Problem statement.
Pictures stay out of the copy; restate everything else in the material exactly.

======== Supplied material ========

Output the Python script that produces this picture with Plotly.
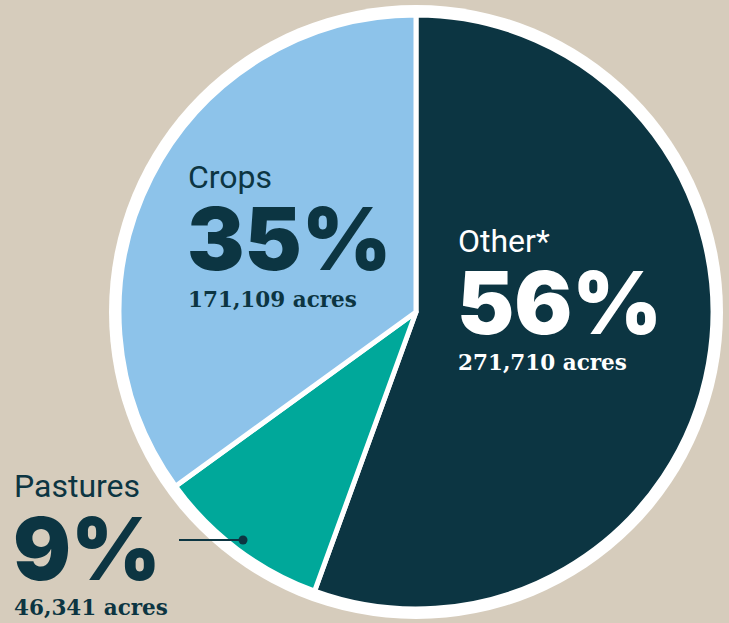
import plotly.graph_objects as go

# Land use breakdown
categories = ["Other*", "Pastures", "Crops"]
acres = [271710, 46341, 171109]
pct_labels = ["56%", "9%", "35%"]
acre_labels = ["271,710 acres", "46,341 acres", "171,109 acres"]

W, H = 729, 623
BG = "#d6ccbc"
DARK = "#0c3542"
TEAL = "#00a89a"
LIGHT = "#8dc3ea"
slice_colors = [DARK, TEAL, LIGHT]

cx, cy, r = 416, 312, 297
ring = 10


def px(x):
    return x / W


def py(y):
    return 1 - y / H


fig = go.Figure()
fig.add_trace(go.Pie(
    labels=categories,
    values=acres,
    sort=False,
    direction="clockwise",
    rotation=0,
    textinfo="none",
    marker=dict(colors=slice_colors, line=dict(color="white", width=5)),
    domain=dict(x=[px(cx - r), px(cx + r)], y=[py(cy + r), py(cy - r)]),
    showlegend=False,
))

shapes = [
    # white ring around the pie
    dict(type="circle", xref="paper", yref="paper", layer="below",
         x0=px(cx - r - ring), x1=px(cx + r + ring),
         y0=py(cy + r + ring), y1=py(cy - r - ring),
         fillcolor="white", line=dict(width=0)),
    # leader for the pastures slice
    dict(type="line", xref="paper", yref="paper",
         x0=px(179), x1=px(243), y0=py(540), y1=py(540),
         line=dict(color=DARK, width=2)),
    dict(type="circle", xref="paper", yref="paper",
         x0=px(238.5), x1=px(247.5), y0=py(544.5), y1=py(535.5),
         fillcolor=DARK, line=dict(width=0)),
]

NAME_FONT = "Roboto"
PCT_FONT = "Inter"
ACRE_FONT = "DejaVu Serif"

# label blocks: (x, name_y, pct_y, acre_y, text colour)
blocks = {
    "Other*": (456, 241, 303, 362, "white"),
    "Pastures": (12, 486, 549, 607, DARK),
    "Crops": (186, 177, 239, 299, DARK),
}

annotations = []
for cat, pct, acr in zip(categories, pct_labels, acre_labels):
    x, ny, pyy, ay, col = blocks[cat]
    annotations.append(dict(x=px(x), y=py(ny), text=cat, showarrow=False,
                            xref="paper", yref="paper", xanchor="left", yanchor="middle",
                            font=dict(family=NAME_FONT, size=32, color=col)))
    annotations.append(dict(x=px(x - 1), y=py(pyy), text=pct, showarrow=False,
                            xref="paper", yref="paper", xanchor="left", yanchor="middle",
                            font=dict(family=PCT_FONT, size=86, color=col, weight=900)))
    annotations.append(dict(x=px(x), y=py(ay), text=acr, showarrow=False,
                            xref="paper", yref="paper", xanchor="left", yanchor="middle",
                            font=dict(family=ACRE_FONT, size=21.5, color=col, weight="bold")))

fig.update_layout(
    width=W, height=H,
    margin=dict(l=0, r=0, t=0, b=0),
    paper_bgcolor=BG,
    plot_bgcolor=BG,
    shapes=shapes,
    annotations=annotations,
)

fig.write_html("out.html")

========

Solution to the exercise.
Output the Python script that produces this picture with Plotly.
import plotly.graph_objects as go

# Land use breakdown
categories = ["Other*", "Pastures", "Crops"]
acres = [271710, 46341, 171109]
pct_labels = ["56%", "9%", "35%"]
acre_labels = ["271,710 acres", "46,341 acres", "171,109 acres"]

W, H = 729, 623
BG = "#d6ccbc"
DARK = "#0c3542"
TEAL = "#00a89a"
LIGHT = "#8dc3ea"
slice_colors = [DARK, TEAL, LIGHT]

cx, cy, r = 416, 312, 297
ring = 10


def px(x):
    return x / W


def py(y):
    return 1 - y / H


fig = go.Figure()
fig.add_trace(go.Pie(
    labels=categories,
    values=acres,
    sort=False,
    direction="clockwise",
    rotation=0,
    textinfo="none",
    marker=dict(colors=slice_colors, line=dict(color="white", width=5)),
    domain=dict(x=[px(cx - r), px(cx + r)], y=[py(cy + r), py(cy - r)]),
    showlegend=False,
))

shapes = [
    # white ring around the pie
    dict(type="circle", xref="paper", yref="paper", layer="below",
         x0=px(cx - r - ring), x1=px(cx + r + ring),
         y0=py(cy + r + ring), y1=py(cy - r - ring),
         fillcolor="white", line=dict(width=0)),
    # leader for the pastures slice
    dict(type="line", xref="paper", yref="paper",
         x0=px(179), x1=px(243), y0=py(540), y1=py(540),
         line=dict(color=DARK, width=2)),
    dict(type="circle", xref="paper", yref="paper",
         x0=px(238.5), x1=px(247.5), y0=py(544.5), y1=py(535.5),
         fillcolor=DARK, line=dict(width=0)),
]

NAME_FONT = "Roboto"
PCT_FONT = "Inter"
ACRE_FONT = "DejaVu Serif"

# label blocks: (x, name_y, pct_y, acre_y, text colour)
blocks = {
    "Other*": (456, 241, 303, 362, "white"),
    "Pastures": (12, 486, 549, 607, DARK),
    "Crops": (186, 177, 239, 299, DARK),
}

annotations = []
for cat, pct, acr in zip(categories, pct_labels, acre_labels):
    x, ny, pyy, ay, col = blocks[cat]
    annotations.append(dict(x=px(x), y=py(ny), text=cat, showarrow=False,
                            xref="paper", yref="paper", xanchor="left", yanchor="middle",
                            font=dict(family=NAME_FONT, size=32, color=col)))
    annotations.append(dict(x=px(x - 1), y=py(pyy), text=pct, showarrow=False,
                            xref="paper", yref="paper", xanchor="left", yanchor="middle",
                            font=dict(family=PCT_FONT, size=86, color=col, weight=900)))
    annotations.append(dict(x=px(x), y=py(ay), text=acr, showarrow=False,
                            xref="paper", yref="paper", xanchor="left", yanchor="middle",
                            font=dict(family=ACRE_FONT, size=21.5, color=col, weight="bold")))

fig.update_layout(
    width=W, height=H,
    margin=dict(l=0, r=0, t=0, b=0),
    paper_bgcolor=BG,
    plot_bgcolor=BG,
    shapes=shapes,
    annotations=annotations,
)

fig.write_html("out.html")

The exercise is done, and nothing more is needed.